For international buyers, that vertical control translates into accountability. When a single factory owns every step, defects are traced and fixed at source rather than bounced between vendors, and your specifications survive intact from first sample to bulk. We back this with 15+ years of experience, shipments to 60+ countries, more than 5 million pairs produced per year and a 98.5% on-time delivery rate. Our certifications — CE EN ISO 12312-1, FDA registration, ANSI Z80.3, AS/NZS 1067, REACH, ISO 9001 and BSCI audit — mean the compliance documentation your market requires already exists. Explore our manufacturing capabilities and quality control process to see how this works in practice.
Frequently asked questions
Do spring hinges always improve comfort on sunglasses? No. A spring hinge can improve fit range and ease of wear, but it is not automatically a comfort upgrade. Ask the supplier to provide both a standard-hinge sample and a spring-hinge sample on the same frame if possible. Compare four things: opening feel, left-right consistency, temple alignment when closed, and comfort after extended wear. Also confirm that the temple construction has enough structural support around the hinge seat. If the frame is very light or the temple is thin, a stronger spring may create more stress and a tighter feel rather than a better fit.
For low-MOQ orders, which comfort upgrade usually gives the best return? Usually the best first upgrade is the one that improves direct contact without adding major tooling complexity. In practice, that often means refining temple-end geometry, improving edge finishing, or choosing a better nose-contact solution rather than defaulting to a more expensive hinge. Ask for a side-by-side quote with the same front, lenses, and branding, changing only the comfort component. Then review sample comfort against the added unit cost. That makes the tradeoff clear and easier to defend internally.
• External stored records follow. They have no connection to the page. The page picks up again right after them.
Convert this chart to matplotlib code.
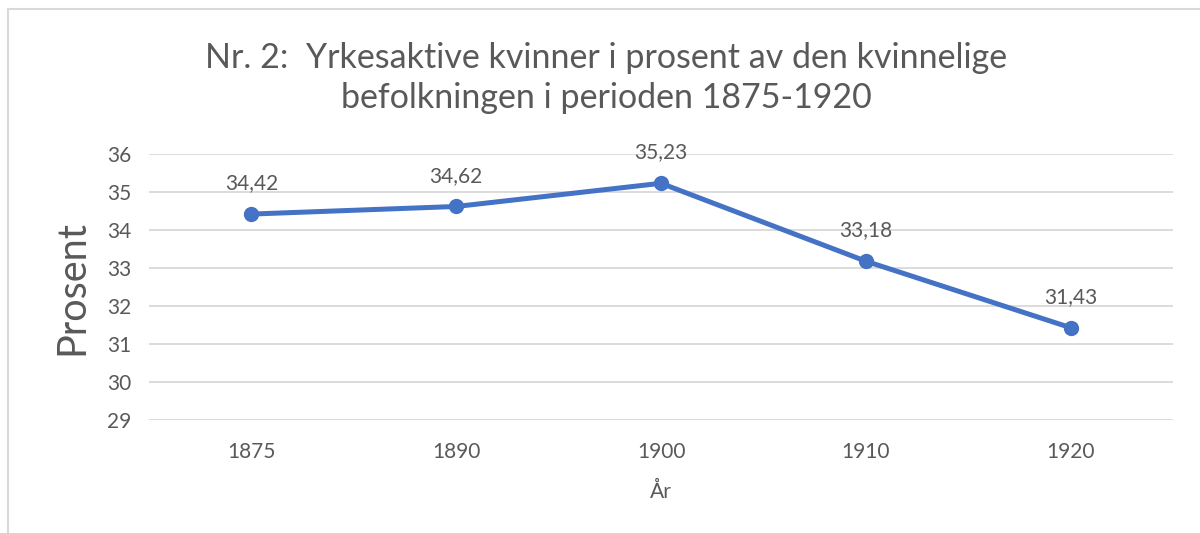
import matplotlib

matplotlib.use("Agg")
import matplotlib.pyplot as plt
from matplotlib.patches import Rectangle

# ── Data ────────────────────────────────────────────────────────────────────
years = ["1875", "1890", "1900", "1910", "1920"]
percent = [34.42, 34.62, 35.23, 33.18, 31.43]
y_ticks = [29, 30, 31, 32, 33, 34, 35, 36]

title = "Nr. 2:  Yrkesaktive kvinner i prosent av den kvinnelige\nbefolkningen i perioden 1875-1920"

TEXT = "#595959"
GRID = "#D9D9D9"
BLUE = "#4472C4"

plt.rcParams["font.family"] = ["Lato", "DejaVu Sans"]

fig = plt.figure(figsize=(12, 5.33), dpi=100)
ax = fig.add_axes([0.1242, 0.212, 0.8533, 0.499])

x = list(range(len(years)))
ax.plot(x, percent, color=BLUE, linewidth=3.6, marker="o", markersize=10,
        solid_capstyle="round", zorder=3)
for xi, v in zip(x, percent):
    ax.annotate(f"{v:.2f}".replace(".", ","), (xi, v), xytext=(0, 15),
                textcoords="offset points", ha="center", va="bottom",
                fontsize=15, color=TEXT)

ax.set_xlim(-0.5, len(years) - 0.5)
ax.set_ylim(29, 36)
ax.set_yticks(y_ticks)
ax.set_xticks(x)
ax.set_xticklabels(years)
ax.yaxis.grid(True, color=GRID, linewidth=1.3)
ax.set_axisbelow(True)
ax.tick_params(axis="both", length=0, labelsize=15, labelcolor=TEXT)
ax.tick_params(axis="x", pad=16)
ax.tick_params(axis="y", pad=13)
for s in ax.spines.values():
    s.set_visible(False)

ax.set_xlabel("År", fontsize=15, color=TEXT, labelpad=14)
ax.set_ylabel("Prosent", fontsize=28.5, color=TEXT, labelpad=12)

fig.text(0.505, 0.853, title, ha="center", va="center", fontsize=24.5,
         color=TEXT, linespacing=1.3)

# chart-area border (cropped at right and bottom in the original)
fig.patches.append(Rectangle((8 / 1200, -0.1), 1.2, 1 - 9 / 533 + 0.1,
                             transform=fig.transFigure, fill=False,
                             edgecolor=GRID, linewidth=1.5))

fig.savefig("out.png", dpi=100)
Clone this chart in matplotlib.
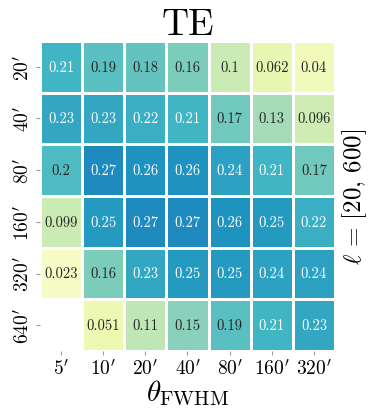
import numpy as np
import matplotlib
matplotlib.use("Agg")
import matplotlib.pyplot as plt
import seaborn as sns

plt.rcParams['font.family'] = 'serif'
plt.rcParams['font.serif'] = ['cmr10', 'DejaVu Serif']
plt.rcParams['mathtext.fontset'] = 'cm'
plt.rcParams['axes.unicode_minus'] = False

# beam widths (x) and pixel/smoothing scales (y), in arcmin
theta_fwhm = ["5", "10", "20", "40", "80", "160", "320"]
scales = ["20", "40", "80", "160", "320", "640"]

row_20 = [0.21, 0.19, 0.18, 0.16, 0.1, 0.062, 0.04]
row_40 = [0.23, 0.23, 0.22, 0.21, 0.17, 0.13, 0.096]
row_80 = [0.2, 0.27, 0.26, 0.26, 0.24, 0.21, 0.17]
row_160 = [0.099, 0.25, 0.27, 0.27, 0.26, 0.25, 0.22]
row_320 = [0.023, 0.16, 0.23, 0.25, 0.25, 0.24, 0.24]
row_640 = [np.nan, 0.051, 0.11, 0.15, 0.19, 0.21, 0.23]

vals = np.array([row_20, row_40, row_80, row_160, row_320, row_640])

fig = plt.figure(figsize=(3.69, 4.10), dpi=100)
ax = fig.add_axes([0.108, 0.141, 0.8, 0.757])

sns.heatmap(vals, ax=ax, cmap='YlGnBu', vmin=0, vmax=0.42,
            annot=True, fmt='.2g', annot_kws={'fontsize': 10.5},
            linewidths=1, linecolor='white', cbar=False)

ax.set_xticklabels([r"$%s'$" % t for t in theta_fwhm], fontsize=14)
ax.set_yticklabels([r"$%s'$" % s for s in scales], fontsize=14, rotation=90, va='center')
ax.tick_params(length=3, color='#999999', pad=2)

ax.set_title("TE", fontsize=27, pad=4)
ax.set_xlabel(r"$\theta_{\rm FWHM}$", fontsize=21, labelpad=0)
ax.yaxis.set_label_position('right')
ax.set_ylabel(r"$\ell\,=\,[20,\,600]$", fontsize=18, rotation=90, labelpad=4)

fig.savefig("out.png", dpi=100)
What should I ask the factory to test on these small parts? Request checks that can be repeated during sample review and in-line QC: hinge alignment, left-right opening feel, screw security, smoothness at temple-end contact points, nose pad retention or rotation, and closure behavior when the frame is folded. Also require a wear assessment on the approved sample for a meaningful period, not just a visual try-on. For production control, keep one golden sample with the exact approved hinge, tip, and pad references and instruct QC to compare bulk output against that sample.
Can nose pads affect compliance? Yes, mainly through material documentation and product-file control. The exact skin-contact material should be identified in the BOM and supporting records, especially where REACH-related controls apply. Beyond the pad itself, the finished sunglasses may need to meet market-specific requirements such as CE EN ISO 12312-1, ANSI Z80.3, AS/NZS 1067, or FDA registration where applicable. The practical step is to align component records, test planning, and market documentation before bulk production, not after goods are packed.
How do I prevent component substitutions on repeat orders? Freeze the BOM with exact hinge, tip, and pad references, including material and finish details. Keep a signed golden sample from the approved production version, not just an early prototype. Add a written clause to the purchase order stating that no substitutions are allowed without prior written approval. For repeat orders, ask the supplier to confirm the original component references before production starts. If a change is unavoidable, require a new counter-sample and compare function as well as appearance, because visually similar parts can feel different in wear.